--- STATED PROBLEM ---
Leave out any picture and return the remaining listing below exactly as given.

--- PROVIDED MATERIAL ---
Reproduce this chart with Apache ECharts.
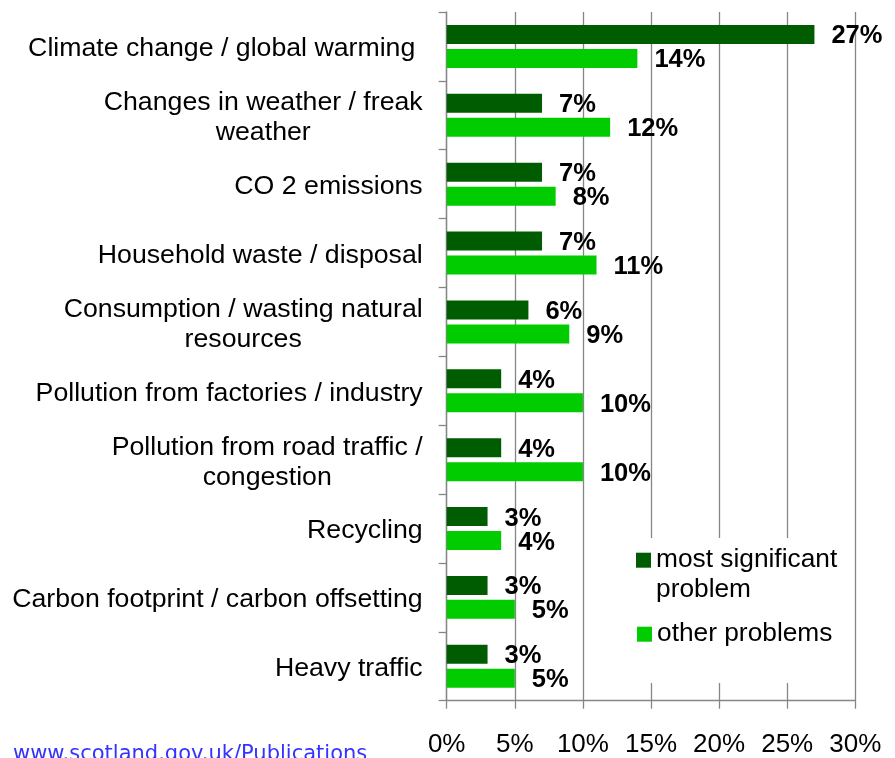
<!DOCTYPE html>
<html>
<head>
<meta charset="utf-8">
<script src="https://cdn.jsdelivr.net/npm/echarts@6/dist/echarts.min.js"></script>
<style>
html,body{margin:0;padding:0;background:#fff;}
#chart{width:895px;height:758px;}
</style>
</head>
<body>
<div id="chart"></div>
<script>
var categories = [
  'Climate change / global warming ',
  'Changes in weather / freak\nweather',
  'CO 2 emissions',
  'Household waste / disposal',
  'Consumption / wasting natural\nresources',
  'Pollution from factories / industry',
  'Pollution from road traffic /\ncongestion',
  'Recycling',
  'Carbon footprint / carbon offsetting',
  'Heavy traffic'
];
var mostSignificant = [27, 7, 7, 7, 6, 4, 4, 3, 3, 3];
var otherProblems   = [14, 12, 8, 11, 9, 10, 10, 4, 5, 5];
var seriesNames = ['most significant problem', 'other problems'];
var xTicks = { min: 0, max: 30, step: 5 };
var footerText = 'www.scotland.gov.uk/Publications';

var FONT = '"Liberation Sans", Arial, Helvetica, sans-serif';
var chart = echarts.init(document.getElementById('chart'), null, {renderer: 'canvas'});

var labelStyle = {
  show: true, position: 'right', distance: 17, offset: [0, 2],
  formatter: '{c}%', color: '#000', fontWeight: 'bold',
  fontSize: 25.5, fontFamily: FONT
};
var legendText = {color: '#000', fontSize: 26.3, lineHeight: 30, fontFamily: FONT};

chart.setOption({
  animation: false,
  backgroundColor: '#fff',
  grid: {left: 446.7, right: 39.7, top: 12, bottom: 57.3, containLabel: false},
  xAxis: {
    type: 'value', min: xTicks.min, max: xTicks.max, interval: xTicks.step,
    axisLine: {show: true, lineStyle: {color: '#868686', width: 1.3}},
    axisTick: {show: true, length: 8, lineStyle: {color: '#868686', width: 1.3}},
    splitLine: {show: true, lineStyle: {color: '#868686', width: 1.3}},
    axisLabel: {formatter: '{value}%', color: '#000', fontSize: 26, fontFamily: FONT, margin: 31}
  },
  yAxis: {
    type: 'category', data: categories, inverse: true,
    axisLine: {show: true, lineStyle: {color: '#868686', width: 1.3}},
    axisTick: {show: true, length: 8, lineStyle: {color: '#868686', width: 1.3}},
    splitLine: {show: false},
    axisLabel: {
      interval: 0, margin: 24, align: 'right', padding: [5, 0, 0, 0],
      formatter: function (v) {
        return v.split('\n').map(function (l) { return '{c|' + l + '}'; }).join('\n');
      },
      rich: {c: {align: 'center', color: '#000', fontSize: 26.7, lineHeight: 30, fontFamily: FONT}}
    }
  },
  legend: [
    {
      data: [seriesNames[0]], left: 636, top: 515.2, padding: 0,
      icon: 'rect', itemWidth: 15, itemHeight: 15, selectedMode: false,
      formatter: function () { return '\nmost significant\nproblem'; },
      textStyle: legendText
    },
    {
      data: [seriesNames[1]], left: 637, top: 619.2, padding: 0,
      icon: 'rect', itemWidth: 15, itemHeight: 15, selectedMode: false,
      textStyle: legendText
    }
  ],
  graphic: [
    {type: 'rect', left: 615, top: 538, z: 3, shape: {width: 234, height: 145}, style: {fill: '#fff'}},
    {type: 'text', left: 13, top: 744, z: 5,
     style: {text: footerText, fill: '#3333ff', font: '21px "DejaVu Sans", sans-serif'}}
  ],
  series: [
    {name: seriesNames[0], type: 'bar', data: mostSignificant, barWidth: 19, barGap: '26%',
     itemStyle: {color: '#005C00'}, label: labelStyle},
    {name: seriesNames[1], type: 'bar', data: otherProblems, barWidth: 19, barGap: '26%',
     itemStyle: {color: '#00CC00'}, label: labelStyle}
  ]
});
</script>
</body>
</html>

--- ANSWER FOR THIS EXERCISE ---
Reproduce this chart with Apache ECharts.
<!DOCTYPE html>
<html>
<head>
<meta charset="utf-8">
<script src="https://cdn.jsdelivr.net/npm/echarts@6/dist/echarts.min.js"></script>
<style>
html,body{margin:0;padding:0;background:#fff;}
#chart{width:895px;height:758px;}
</style>
</head>
<body>
<div id="chart"></div>
<script>
var categories = [
  'Climate change / global warming ',
  'Changes in weather / freak\nweather',
  'CO 2 emissions',
  'Household waste / disposal',
  'Consumption / wasting natural\nresources',
  'Pollution from factories / industry',
  'Pollution from road traffic /\ncongestion',
  'Recycling',
  'Carbon footprint / carbon offsetting',
  'Heavy traffic'
];
var mostSignificant = [27, 7, 7, 7, 6, 4, 4, 3, 3, 3];
var otherProblems   = [14, 12, 8, 11, 9, 10, 10, 4, 5, 5];
var seriesNames = ['most significant problem', 'other problems'];
var xTicks = { min: 0, max: 30, step: 5 };
var footerText = 'www.scotland.gov.uk/Publications';

var FONT = '"Liberation Sans", Arial, Helvetica, sans-serif';
var chart = echarts.init(document.getElementById('chart'), null, {renderer: 'canvas'});

var labelStyle = {
  show: true, position: 'right', distance: 17, offset: [0, 2],
  formatter: '{c}%', color: '#000', fontWeight: 'bold',
  fontSize: 25.5, fontFamily: FONT
};
var legendText = {color: '#000', fontSize: 26.3, lineHeight: 30, fontFamily: FONT};

chart.setOption({
  animation: false,
  backgroundColor: '#fff',
  grid: {left: 446.7, right: 39.7, top: 12, bottom: 57.3, containLabel: false},
  xAxis: {
    type: 'value', min: xTicks.min, max: xTicks.max, interval: xTicks.step,
    axisLine: {show: true, lineStyle: {color: '#868686', width: 1.3}},
    axisTick: {show: true, length: 8, lineStyle: {color: '#868686', width: 1.3}},
    splitLine: {show: true, lineStyle: {color: '#868686', width: 1.3}},
    axisLabel: {formatter: '{value}%', color: '#000', fontSize: 26, fontFamily: FONT, margin: 31}
  },
  yAxis: {
    type: 'category', data: categories, inverse: true,
    axisLine: {show: true, lineStyle: {color: '#868686', width: 1.3}},
    axisTick: {show: true, length: 8, lineStyle: {color: '#868686', width: 1.3}},
    splitLine: {show: false},
    axisLabel: {
      interval: 0, margin: 24, align: 'right', padding: [5, 0, 0, 0],
      formatter: function (v) {
        return v.split('\n').map(function (l) { return '{c|' + l + '}'; }).join('\n');
      },
      rich: {c: {align: 'center', color: '#000', fontSize: 26.7, lineHeight: 30, fontFamily: FONT}}
    }
  },
  legend: [
    {
      data: [seriesNames[0]], left: 636, top: 515.2, padding: 0,
      icon: 'rect', itemWidth: 15, itemHeight: 15, selectedMode: false,
      formatter: function () { return '\nmost significant\nproblem'; },
      textStyle: legendText
    },
    {
      data: [seriesNames[1]], left: 637, top: 619.2, padding: 0,
      icon: 'rect', itemWidth: 15, itemHeight: 15, selectedMode: false,
      textStyle: legendText
    }
  ],
  graphic: [
    {type: 'rect', left: 615, top: 538, z: 3, shape: {width: 234, height: 145}, style: {fill: '#fff'}},
    {type: 'text', left: 13, top: 744, z: 5,
     style: {text: footerText, fill: '#3333ff', font: '21px "DejaVu Sans", sans-serif'}}
  ],
  series: [
    {name: seriesNames[0], type: 'bar', data: mostSignificant, barWidth: 19, barGap: '26%',
     itemStyle: {color: '#005C00'}, label: labelStyle},
    {name: seriesNames[1], type: 'bar', data: otherProblems, barWidth: 19, barGap: '26%',
     itemStyle: {color: '#00CC00'}, label: labelStyle}
  ]
});
</script>
</body>
</html>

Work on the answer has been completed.